What was I looking for? Why did I feel this mysterious pull to get away, go beyond, ‘step into the other side’ of Christmas?

Bright red ribbons, scented pine branches, spices and candles, the softness of falling snow, twinkling lights, the joy and laugher — these things were warm and precious, but they were inklings, hint, and whispers of an even greater celebration. A celebration to come.

I know now that I was deep into a Christmas longing. It’s a longing each of us senses this time of year —especially when we listen to the child inside of us. It’s a desire to be home, to belong, to find fulfillment, complete and eternal. Christmas is an invitation to a celebration yet to happen.

On this side of eternity, Christmas is still a promise. Yes, the Savior has come, and with him peace on earth, but the story is not finished. Yes, there is peace in our hearts, but we long for peace in our world.

Every Christmas is still a “turning of the page” until Jesus returns.

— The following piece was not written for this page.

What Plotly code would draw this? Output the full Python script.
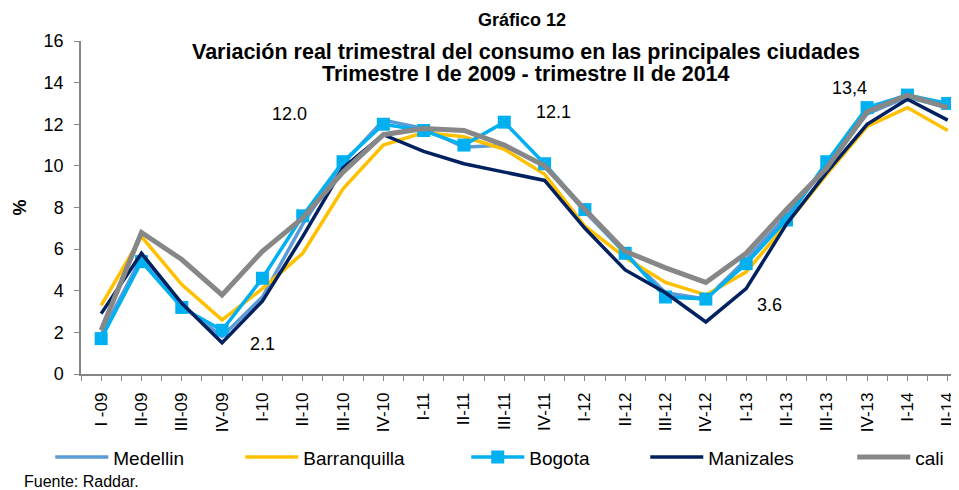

Every December 25th marks another year that draws us closer to the fulfillment of the ages, that draws us closer to … home.

Every holiday carol is a beautiful echo of the heavenly choir which will one day fill the universe with joy and singing.

Every Christmas gift is a foreshadowing of our gifts of golden crowns to be cast at the feet of the King of kings.

Every smile, every embrace beckons us onward, calls us upward when we will be with loved ones forever, when we will see our Lord face-to-face.

Angels hovering over treetops may have heralded his birth in the Bethlehem night, but one day they will herald the dawning of the new day. The glow of each candle is but a flicker compared to the light by which “the nations will walk … and the kings of the earth will bring their splendor” (Rev. 21:24).